Zonaras relates the birth of Romulus and Remus, how they were cast out by Amulius, and how they were raised either by a wolf or a prostitute.

So much for Lavinium and the Albans. Roman affairs had as their beginning Numitor and Amulius, who were the sons of Aventinus, and the descendants of Aeneas. Once the throne in Alba Longa had fallen to them through succession, they wished to apportion it out between themselves, along with the royal possessions. When Amulius set both the property and the crown as private, and asked his brother which of the two he would like for himself, Numitor chose the crown because he was the older brother. Amulius took the property and surrounded himself with the power which naturally attends wealth, and with it seized the crown. Numitor had a daughter and Amulius, fearing that she might have children who would rebel against him, made her a priestess of Hestia which entailed that she would be an unmarried virgin through all of her life. She was seen later to be pregnant by Ares, as the myth goes, but most probably it was by some man. She was imprisoned on that account, so that she could not escape when she gave birth. She gave birth to two children who were great and noble. Amulius, now even more terrified, ordered that the children be cast out. So, he took them and placed them in a little skiff in the Tiber. The water’s flow led the skiff away to a pleasant spot, where they say that a she-wolf came upon the children and offered them her teat; they also say that there was a woodpecker there feeding them and guarding them. One of Amulius’ swineherds, named Faustulus, came upon the children there and took them. He then raised them with his wife, whose name was Larentia. One was named Romulus, and the other Romus. Some deny that a she-wolf nursed them, which would be more credible or even have more of an air of truth, but this story took hold from the beginning. The Romans call both she-wolves and prostitutes “lupas.” The fact that Larentia, who raised the boys, was a prostitute and on that account called a lupa (she-wolf), caused the region to buy into the myth.*

  • NOTE: This idea is at least as old as Livy: Sunt qui Larentiam volgato corpore lupam inter pastores vocatam putent. “There are those who would say that Larentia was called ‘the she-wolf’ among the pastors, on account of having put her body into common circulation.”
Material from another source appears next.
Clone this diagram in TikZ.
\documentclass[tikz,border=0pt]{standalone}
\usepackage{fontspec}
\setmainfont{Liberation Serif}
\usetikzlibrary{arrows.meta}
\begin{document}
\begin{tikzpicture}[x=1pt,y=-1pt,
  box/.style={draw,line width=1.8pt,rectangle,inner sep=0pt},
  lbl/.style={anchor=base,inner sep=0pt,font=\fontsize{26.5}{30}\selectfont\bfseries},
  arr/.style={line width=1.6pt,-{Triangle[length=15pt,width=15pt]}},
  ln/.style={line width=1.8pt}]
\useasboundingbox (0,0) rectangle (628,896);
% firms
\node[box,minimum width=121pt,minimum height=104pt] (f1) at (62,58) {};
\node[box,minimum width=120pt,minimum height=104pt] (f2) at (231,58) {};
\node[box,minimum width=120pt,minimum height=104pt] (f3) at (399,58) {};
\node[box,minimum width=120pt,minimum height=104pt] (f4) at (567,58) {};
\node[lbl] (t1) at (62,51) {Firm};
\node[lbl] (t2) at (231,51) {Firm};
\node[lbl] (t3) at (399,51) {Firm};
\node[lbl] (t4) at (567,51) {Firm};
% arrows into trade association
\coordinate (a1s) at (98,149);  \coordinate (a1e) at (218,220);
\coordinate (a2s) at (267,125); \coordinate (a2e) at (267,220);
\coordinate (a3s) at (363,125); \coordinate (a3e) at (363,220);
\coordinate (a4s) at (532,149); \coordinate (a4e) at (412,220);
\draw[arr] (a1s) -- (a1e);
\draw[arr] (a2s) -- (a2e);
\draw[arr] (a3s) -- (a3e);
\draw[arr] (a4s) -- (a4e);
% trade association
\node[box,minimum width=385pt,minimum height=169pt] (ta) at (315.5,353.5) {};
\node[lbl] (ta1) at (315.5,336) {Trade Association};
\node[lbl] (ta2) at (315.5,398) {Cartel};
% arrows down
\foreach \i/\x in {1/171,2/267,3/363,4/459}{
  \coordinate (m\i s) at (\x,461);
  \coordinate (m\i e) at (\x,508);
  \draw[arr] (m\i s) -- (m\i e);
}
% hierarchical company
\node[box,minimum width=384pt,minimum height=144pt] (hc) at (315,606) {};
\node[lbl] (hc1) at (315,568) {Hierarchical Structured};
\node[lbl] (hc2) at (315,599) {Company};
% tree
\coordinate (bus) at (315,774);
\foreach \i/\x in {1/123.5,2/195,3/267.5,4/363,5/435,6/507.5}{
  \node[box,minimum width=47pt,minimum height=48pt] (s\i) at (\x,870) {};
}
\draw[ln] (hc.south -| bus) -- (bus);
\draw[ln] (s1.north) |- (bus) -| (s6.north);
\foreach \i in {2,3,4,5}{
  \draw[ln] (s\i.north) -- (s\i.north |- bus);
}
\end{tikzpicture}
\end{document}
Καὶ ταῦτα μὲν περὶ Λαουινίου καὶ ᾿Αλβανῶν· τὰ δὲ τῶν ῾Ρωμαίων ἀρχὴν ἐσχήκασι τὸν Νομίτωρά τε καὶ τὸν ᾿Αμούλιον, οἳ ᾿Αουεντίνου μὲν ἐγένοντο υἱωνοί, τοῦ δ’ Αἰνείου ἀπόγονοι. τῆς γοῦν ἐν ῎Αλβῃ βασιλείας κατὰ διαδοχὴν περιελθούσης αὐτοῖς, νείμασθαι ταύτην ἠθέλησαν καὶ τὰ χρήματα. τοῦ ᾿Αμουλίου τοίνυν ἰδίᾳ μὲν τὰ χρήματα θέντος, ἰδίᾳ δέ γε τὴν βασιλείαν, καὶ ἐξ ἀμφοῖν τὸν ἀδελφὸν προτρεψαμένου ὃ πρὸς βουλῆς αὐτῷ ἐπιλέξασθαι, τὴν βασιλείαν εἵλετο ὁ Νομίτωρ, ἅτε καὶ πρεσβύτερος ἀδελφός· λαβὼν δὲ τὰ χρήματα ὁ ᾿Αμούλιος, καὶ δύναμιν ἐκ τούτων περιβαλλόμενος, καὶ τὴν βασιλείαν ἀφείλετο. θυγατρὸς δὲ τῷ Νομίτωρι οὔσης, δεδιὼς μὴ παῖδες ἐξ αὐτῆς γένοιντο καὶ κατεξανασταῖεν αὐτοῦ, ἱέρειαν τῆς ῾Εστίας ἐκείνην ἀπέδειξεν, ἄγαμον διὰ τοῦτο καὶ παρθένον διὰ βίου μέλλουσαν ἔσεσθαι. ἡ δὲ κύουσα ἐφωράθη μετέπειτα ὑπὸ ῎Αρεος, ὡς μυθεύεται, ὑπ’ ἀνθρώπων δὲ πάντως τινός. εἵρχθη οὖν διὰ τοῦτο, ἵνα μὴ λάθῃ τεκοῦσα. καὶ ἔτεκε διδύμους παῖδας μεγάλους τε καὶ καλούς. μᾶλλον οὖν φοβηθεὶς ὁ ᾿Αμούλιος ἐκέλευσε τὰ βρέφη ῥιφῆναι. καὶ ὁ ταῦτα λαβὼν σκάφῃ ἐνθέμενος ἐμβάλλει τῷ ποταμῷ τῷ Τιβέριδι. παρασῦραν δὲ τὴν σκάφην τὸ ῥεῦμα εἴς τινα χῶρον κατήνεγκε μαλθακόν· ἔνθα κειμένοις τοῖς βρέφεσι λύκαιναν ἱστοροῦσι προσιοῦσαν θηλὴν παρέχειν αὐτοῖς, καὶ ὄρνιν δρυοκολάπτην παρεῖναι ταῦτα ψωμίζοντα καὶ φυλάττοντα. ἐκεῖ δὲ κείμενα τὰ βρέφη λαθὼν ἀφείλετό τις ᾿Αμουλίου συοφορβὸς Φαυστοῦλος καλούμενος· καὶ παρὰ τῆς ἐκείνου ἐτράφησαν γυναικός, ᾗ ὄνομα Λαρεντία· καὶ ὁ μὲν ῾Ρωμύλος, ὁ δ’ ἕτερος ῾Ρῶμος ἐκλήθησαν. τινὲς δὲ μὴ λύκαιναν εἶναι τὴν τῶν παίδων φασὶ τροφόν, ὃ καὶ πιθανώτερον ἢ ἀληθέστερον μάλιστα, ἀρχὴν δὲ τὸν λόγον οὕτω λαβεῖν. λούπας καλοῦσι ῾Ρωμαῖοι τάς τε λυκαίνας καὶ τὰς ἑταίρας· πορνευομένη δ’ ἡ Λαρεντία, ἣ τοὺς παῖδας ἐθρέψατο, καὶ λοῦπα διὰ τοῦτο καλουμένη, χώραν τῷ μύθῳ παρέσχετο.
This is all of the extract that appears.